Our time and especially our fatherland, in which so many schismatics and sectarians have fallen away from the true Church, presents a broad field for this. The harvest is plentiful, but the laborers are few. A true Christian, imbued with holy evangelical love, cannot be indifferent to the sight of the eternal destruction of his neighbors. He must, with his life, his word, and his pen, assist in converting his erring brothers to the path of truth, helping those shepherds of the Church who cannot always and everywhere strike at lies and error themselves, often busy with the urgent affairs of their pastoral activity in the place indicated to them.

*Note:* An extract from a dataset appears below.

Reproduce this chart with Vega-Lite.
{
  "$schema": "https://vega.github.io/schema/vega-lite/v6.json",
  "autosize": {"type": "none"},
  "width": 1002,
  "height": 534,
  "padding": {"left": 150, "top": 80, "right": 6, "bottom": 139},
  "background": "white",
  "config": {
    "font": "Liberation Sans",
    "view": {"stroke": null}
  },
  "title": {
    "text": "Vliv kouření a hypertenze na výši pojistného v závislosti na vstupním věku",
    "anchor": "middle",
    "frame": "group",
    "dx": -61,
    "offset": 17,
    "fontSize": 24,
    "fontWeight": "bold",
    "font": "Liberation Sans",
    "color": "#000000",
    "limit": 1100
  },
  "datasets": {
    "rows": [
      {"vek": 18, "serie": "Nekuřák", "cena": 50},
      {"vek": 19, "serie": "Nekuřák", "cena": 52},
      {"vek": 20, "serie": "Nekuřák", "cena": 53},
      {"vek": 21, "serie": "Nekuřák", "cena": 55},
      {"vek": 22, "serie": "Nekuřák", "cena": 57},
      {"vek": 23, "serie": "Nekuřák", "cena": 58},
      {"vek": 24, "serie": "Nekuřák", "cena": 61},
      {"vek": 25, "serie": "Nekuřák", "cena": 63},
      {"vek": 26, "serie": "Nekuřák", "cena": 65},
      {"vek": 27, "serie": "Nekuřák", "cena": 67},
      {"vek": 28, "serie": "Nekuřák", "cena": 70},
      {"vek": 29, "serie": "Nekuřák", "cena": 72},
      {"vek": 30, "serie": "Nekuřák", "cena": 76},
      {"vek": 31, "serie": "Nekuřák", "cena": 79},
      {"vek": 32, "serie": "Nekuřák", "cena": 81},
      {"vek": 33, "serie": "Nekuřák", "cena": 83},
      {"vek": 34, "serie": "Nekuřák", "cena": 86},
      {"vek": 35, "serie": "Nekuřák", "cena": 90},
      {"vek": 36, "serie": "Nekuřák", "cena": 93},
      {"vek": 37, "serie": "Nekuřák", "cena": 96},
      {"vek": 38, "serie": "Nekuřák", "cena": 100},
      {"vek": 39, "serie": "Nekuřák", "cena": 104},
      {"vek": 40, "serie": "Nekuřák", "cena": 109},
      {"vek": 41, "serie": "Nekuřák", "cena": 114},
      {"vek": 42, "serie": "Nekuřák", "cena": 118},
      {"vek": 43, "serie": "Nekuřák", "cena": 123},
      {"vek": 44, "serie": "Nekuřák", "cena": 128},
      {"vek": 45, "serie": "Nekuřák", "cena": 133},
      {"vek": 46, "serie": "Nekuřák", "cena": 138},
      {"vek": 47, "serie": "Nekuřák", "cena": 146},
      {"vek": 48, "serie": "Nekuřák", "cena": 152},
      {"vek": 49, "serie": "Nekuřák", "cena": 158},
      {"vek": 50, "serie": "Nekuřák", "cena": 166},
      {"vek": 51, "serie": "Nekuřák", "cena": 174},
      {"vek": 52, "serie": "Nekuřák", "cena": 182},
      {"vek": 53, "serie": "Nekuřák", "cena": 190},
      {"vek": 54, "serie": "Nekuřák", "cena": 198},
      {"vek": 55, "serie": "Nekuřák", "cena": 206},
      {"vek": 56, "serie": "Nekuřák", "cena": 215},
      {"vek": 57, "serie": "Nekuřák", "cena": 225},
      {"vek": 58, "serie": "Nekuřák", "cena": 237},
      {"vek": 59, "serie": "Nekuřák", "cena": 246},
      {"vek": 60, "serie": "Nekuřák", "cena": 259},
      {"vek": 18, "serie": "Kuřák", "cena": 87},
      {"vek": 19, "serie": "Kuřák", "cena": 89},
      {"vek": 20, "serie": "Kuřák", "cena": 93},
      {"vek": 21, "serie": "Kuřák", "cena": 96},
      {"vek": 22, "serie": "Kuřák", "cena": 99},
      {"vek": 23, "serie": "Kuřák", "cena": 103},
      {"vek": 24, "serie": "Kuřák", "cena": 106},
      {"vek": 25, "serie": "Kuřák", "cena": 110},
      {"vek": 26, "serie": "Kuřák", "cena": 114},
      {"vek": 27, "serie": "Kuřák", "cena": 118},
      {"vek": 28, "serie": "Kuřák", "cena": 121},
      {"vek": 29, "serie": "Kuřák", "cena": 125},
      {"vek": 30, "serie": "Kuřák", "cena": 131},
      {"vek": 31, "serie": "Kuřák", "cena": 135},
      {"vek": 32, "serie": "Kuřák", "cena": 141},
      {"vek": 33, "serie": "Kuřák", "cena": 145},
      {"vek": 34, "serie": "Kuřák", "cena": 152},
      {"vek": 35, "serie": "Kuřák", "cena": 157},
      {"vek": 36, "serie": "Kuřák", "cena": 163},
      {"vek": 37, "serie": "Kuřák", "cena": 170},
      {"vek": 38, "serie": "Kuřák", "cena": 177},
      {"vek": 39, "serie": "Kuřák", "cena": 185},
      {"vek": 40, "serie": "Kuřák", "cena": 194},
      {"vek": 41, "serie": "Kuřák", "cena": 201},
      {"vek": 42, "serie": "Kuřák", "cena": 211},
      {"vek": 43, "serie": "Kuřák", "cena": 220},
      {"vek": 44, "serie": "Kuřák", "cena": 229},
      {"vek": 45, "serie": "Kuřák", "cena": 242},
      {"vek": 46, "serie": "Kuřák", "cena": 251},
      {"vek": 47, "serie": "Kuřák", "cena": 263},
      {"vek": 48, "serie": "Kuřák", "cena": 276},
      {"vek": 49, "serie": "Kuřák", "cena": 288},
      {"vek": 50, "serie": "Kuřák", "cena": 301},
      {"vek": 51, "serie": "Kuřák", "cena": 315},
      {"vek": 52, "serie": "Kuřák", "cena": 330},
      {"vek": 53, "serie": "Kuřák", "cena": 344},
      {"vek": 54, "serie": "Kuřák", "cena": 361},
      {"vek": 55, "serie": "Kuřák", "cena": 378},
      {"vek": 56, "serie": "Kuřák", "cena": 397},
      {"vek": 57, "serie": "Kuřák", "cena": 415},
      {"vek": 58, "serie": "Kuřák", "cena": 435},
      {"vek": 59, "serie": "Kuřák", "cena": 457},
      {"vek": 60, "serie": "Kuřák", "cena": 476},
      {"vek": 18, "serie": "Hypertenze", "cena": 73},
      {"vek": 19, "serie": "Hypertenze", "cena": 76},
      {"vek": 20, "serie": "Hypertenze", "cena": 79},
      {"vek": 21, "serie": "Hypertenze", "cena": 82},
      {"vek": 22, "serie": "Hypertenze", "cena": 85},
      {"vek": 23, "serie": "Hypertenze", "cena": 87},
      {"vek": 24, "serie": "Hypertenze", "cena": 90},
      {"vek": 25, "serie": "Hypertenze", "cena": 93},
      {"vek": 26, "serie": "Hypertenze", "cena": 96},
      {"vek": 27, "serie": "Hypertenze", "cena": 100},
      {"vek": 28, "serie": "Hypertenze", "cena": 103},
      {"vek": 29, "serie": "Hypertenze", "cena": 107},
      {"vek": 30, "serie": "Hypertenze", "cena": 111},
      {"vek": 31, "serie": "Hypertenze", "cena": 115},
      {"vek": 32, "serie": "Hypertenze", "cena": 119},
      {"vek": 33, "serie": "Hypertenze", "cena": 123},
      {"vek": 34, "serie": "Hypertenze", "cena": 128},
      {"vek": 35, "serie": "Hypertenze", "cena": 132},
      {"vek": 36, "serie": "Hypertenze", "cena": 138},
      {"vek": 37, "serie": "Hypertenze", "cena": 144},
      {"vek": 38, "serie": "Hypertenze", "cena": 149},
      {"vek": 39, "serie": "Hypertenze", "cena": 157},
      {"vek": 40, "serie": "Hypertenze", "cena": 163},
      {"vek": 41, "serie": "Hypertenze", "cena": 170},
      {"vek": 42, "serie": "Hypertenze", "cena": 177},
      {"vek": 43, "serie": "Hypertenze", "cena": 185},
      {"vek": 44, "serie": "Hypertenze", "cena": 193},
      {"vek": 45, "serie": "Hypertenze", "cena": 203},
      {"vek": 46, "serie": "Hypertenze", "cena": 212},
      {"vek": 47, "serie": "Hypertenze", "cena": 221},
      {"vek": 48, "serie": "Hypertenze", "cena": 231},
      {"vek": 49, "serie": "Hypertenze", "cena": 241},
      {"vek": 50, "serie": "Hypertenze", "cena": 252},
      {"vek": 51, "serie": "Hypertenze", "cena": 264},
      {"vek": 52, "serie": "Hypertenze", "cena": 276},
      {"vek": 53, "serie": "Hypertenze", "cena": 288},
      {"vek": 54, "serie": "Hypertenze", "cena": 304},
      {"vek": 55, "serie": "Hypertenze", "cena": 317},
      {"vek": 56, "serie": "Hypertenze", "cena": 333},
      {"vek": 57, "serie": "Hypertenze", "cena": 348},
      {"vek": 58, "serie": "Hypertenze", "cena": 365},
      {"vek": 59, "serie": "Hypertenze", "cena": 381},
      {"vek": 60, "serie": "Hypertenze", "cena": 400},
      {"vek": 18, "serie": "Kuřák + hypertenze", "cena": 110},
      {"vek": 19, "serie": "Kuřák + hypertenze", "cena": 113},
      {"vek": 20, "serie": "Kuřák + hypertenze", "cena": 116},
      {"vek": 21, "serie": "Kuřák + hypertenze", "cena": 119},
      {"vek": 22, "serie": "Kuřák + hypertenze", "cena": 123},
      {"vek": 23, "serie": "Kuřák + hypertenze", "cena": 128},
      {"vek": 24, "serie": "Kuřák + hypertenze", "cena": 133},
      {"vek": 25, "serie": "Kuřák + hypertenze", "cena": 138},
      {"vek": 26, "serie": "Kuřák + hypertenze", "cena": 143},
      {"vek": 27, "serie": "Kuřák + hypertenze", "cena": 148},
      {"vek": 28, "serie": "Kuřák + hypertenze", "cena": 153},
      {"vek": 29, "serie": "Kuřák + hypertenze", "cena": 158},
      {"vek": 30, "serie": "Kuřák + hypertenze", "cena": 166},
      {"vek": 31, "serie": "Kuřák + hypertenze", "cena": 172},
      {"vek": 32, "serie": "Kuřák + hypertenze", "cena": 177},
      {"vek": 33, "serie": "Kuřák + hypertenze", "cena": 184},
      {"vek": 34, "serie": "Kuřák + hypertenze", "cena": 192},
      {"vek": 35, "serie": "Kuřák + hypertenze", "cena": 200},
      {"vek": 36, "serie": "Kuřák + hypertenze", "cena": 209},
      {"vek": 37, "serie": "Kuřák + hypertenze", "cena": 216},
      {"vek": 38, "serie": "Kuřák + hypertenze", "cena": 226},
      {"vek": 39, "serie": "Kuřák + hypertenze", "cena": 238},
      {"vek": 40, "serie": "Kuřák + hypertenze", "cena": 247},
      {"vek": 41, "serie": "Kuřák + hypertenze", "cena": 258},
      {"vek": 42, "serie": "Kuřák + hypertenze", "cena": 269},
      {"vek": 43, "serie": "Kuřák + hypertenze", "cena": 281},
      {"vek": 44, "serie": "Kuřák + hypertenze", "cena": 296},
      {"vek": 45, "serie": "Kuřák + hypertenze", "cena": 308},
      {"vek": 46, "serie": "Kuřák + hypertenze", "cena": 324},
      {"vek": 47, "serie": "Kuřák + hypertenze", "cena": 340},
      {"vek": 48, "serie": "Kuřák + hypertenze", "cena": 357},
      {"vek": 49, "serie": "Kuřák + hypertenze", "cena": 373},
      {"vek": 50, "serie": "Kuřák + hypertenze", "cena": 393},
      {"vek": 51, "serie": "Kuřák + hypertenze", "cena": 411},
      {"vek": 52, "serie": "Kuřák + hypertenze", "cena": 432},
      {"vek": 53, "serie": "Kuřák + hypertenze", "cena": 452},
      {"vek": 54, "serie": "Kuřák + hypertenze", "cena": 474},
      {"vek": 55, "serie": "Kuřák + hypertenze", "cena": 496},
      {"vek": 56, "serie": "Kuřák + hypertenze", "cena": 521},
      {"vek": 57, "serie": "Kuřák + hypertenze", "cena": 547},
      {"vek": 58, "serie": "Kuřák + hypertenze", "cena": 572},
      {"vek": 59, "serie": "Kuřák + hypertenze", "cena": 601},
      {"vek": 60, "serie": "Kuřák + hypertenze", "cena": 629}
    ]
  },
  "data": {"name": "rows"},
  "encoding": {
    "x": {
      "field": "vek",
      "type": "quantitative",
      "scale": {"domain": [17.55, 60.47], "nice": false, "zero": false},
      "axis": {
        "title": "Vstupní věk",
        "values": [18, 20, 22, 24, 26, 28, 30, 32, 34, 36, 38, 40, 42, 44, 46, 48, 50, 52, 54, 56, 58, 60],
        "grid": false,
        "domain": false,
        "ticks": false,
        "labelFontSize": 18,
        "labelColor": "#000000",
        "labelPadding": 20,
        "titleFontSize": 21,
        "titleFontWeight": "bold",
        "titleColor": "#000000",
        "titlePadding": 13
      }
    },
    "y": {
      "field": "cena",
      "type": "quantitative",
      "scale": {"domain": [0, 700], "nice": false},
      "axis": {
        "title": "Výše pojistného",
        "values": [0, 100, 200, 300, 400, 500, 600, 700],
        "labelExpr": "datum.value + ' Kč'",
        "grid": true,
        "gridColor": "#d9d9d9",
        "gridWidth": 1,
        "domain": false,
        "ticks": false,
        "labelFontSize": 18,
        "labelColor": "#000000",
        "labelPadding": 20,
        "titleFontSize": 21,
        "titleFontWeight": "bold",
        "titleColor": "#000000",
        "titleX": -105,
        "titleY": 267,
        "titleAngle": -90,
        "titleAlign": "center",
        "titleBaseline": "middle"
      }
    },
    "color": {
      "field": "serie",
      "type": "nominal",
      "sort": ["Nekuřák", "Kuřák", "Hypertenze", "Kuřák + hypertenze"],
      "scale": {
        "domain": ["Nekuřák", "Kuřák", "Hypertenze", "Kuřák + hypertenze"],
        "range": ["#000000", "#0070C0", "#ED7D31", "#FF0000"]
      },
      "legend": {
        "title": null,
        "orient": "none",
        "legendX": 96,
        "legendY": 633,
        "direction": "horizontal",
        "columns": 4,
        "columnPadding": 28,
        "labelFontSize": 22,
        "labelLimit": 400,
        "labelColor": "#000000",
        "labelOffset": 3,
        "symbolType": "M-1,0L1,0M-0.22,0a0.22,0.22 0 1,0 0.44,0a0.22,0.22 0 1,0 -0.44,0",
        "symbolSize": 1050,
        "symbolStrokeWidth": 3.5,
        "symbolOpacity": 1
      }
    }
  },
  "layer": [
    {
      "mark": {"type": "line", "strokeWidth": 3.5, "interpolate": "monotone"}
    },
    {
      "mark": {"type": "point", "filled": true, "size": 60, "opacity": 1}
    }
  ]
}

If all Orthodox Christians remembered the words of the Apostle: "Build up each one his neighbor," i.e., take care each of you for the salvation of your neighbor (1 Cor. 10:33), and the words of Saint John Chrysostom that if they "set everything right, but do not benefit their neighbor, they will not enter the kingdom of heaven" (on 1 Cor. 10:33), and the words of Blessed Theophylact that "God wants everyone to instruct and build up another," then there would not be so many Orthodox Christians deceived by heresies and their various teachings. Is it conceivable that the waves of the sea will not break against a granite rock? And can the dust driven by the wind not be scattered? And our enemies, in comparison with all of us, are truly nothing more than waves before a rock and dust before the wind. So, let us not delay, but let us all hasten to the aid of the Church and go out to meet our enemies. Let us call upon the grace of God for help and we will undoubtedly defeat them. And having conquered, let us make great joy in heaven, and we ourselves will receive the reward that the Lord promises to the victors. “To him that overcomes,” He says, “I will grant to sit with Me on My throne” (Rev. 3:21).

III. Through the prayers of Venerable Melania, adorned with abstinence, philanthropy, zeal for the salvation of her neighbors and other Christian virtues, may the Lord grant us grace-filled strength for every good and God-pleasing deed!